The Big Picture
Tungsten West's binding $25 million bridging loan to restart the Hemerdon mine is the standout overnight development, giving a tangible near-term supply story in strategic metals. At the same time exploration activity picked up, with Great Southern launching an AMT survey in Chile and a Quebec discovery highlighted for gallium and cesium, showing continued capital allocation to early-stage projects.
Those company-level positives arrive alongside softer demand signals for bulk metals. World Steel Association data show global crude steel output fell both year on year and month on month in April, and scrap dynamics in Asia and India are shifting trade flows. What does this mean for you as an investor? The picture is mixed, so selectivity and attention to catalysts will matter.
Market Highlights
Quick facts to scan this morning.
- Tungsten West, reported securing a binding $25 million bridging loan to fund a phased restart of the Hemerdon tungsten and tin mine in Devon, UK, a near-term production catalyst.
- Great Southern Copper initiated an audio-frequency magneto-telluric survey at the La Colorada lithocap prospect in Chile's Especularita Project, advancing exploration geophysics work.
- World Steel Association data show global crude steel output retreated in April, down month on month and year on year, signaling softened mill throughput.
- Asia is seeing primary aluminum increasingly compete with recycled scrap because high scrap costs and tight scrap availability are prompting new export techniques from China.
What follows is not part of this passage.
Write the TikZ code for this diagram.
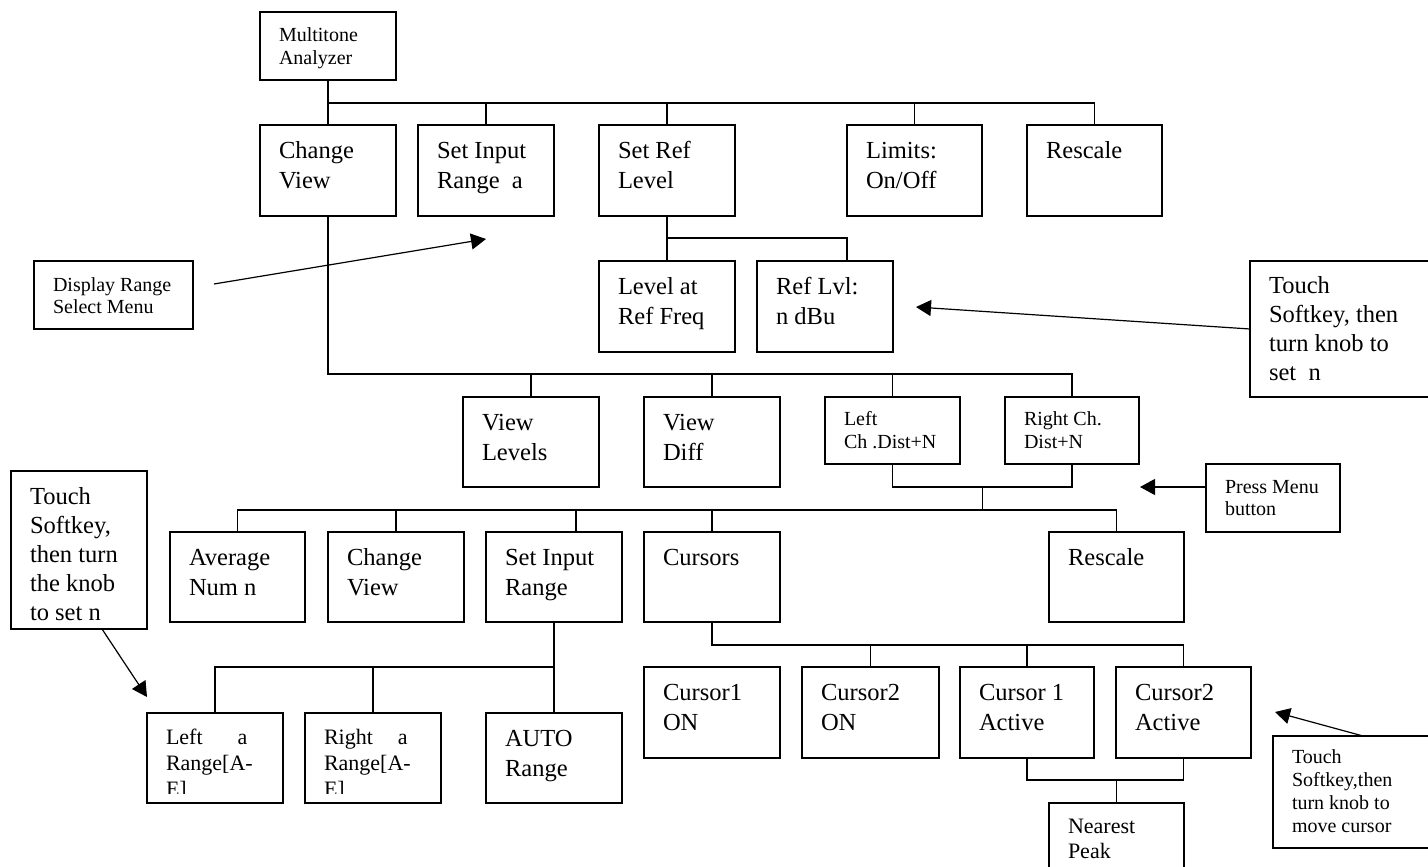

- India increased stainless steel scrap imports by about 7 percent year on year in the recently completed fiscal year, according to BigMint analysis, supporting regional scrap demand.
Key Developments
Tungsten West secures financing for Hemerdon restart
The £25 million equivalent binding loan announced by Tungsten West is intended to support a phased restart at Hemerdon, a tungsten and tin asset with historic production. For investors, this converts a development-stage story into a nearer-term operational event, as management moves to dewater, refurbish and ramp in stages, subject to permits and capital milestones.
Exploration momentum: Chile AMT survey and Quebec discovery
Great Southern's AMT survey at La Colorada targets subsurface conductivity contrasts that can pinpoint mineralized systems below lithocaps, a standard step before drilling. At the same time, coverage of Quantum Critical Metals' Quebec gallium-cesium discovery highlights ongoing interest in critical and specialty metals, which are drawing investor and government attention in the strategic minerals space.
Scrap, steel and refining reshape market dynamics
World Steel's April decline and Asia's scrap shortage are intersecting with a broader trend discussed in analyst pieces about geopolitical supply chains. Primary aluminum exporters in China are adapting to tight scrap markets, while India is stepping up stainless scrap imports by 7 percent, which may relieve some regional supply constraints even as global apparent demand softens.
What to Watch
Keep an eye on these near-term catalysts and risks that could move stocks and commodity flows.
- Hedging and restart timeline at Hemerdon, plus any updates to cost estimates and permit milestones. Financing clears a hurdle, but you should watch operational guidance and timelines.
- Results from Great Southern's AMT work and any follow-up drill plans, since geophysics can materially change a project's prospectivity profile.
- World Steel monthly updates and regional mill utilization rates, they will tell you whether April was a blip or the start of a softer demand trend.
- Aluminum and scrap price spreads in Asia, and India's monthly scrap import flow, which will influence margins for recyclers and primary producers alike.
- Policy moves on refining, recycling and critical minerals from major consuming nations, because the supply-chain discussion is turning into a strategic battleground for processing capacity.
Are you positioned for a slower cyclical backdrop in bulk metals or for selective upside in critical minerals? Consider how exposure to miners, recyclers and processors fits your time horizon and risk tolerance.
Bottom Line
- Tungsten West's $25 million bridging loan advances a tangible restart plan at Hemerdon, converting development risk into near-term operational focus.
- Exploration activity, including Great Southern's AMT survey and the Quebec discovery coverage, shows continued capital going into early-stage critical metals projects.
- Softening global steel output in April and tight scrap markets in parts of Asia create mixed demand signals for base metals and recyclers.
- Geopolitical supply-chain shifts toward refining and end-of-life processing are becoming strategic industry factors you should monitor for longer-term structural impacts.
- Overall, the sector shows mixed signals, short-term operational catalysts exist, but demand trends and policy risks require selectivity and patience for the long haul.
FAQ Section
Q: How significant is the $25 million loan for Tungsten West's Hemerdon restart? A: The loan is a material near-term financing step that supports phased restart work, but operational and permitting milestones remain key to actual production timing.
Q: Will April's steel output decline hurt miners immediately? A: A single month of lower output can pressure demand for iron ore and scrap, but sustained trends and regional demand shifts will determine near-term pricing impacts.
Q: Why does scrap availability matter to primary producers? A: High scrap prices and tight supply force primary producers to adapt exports and input strategies, influencing margins and trade flows until recycling supply recovers.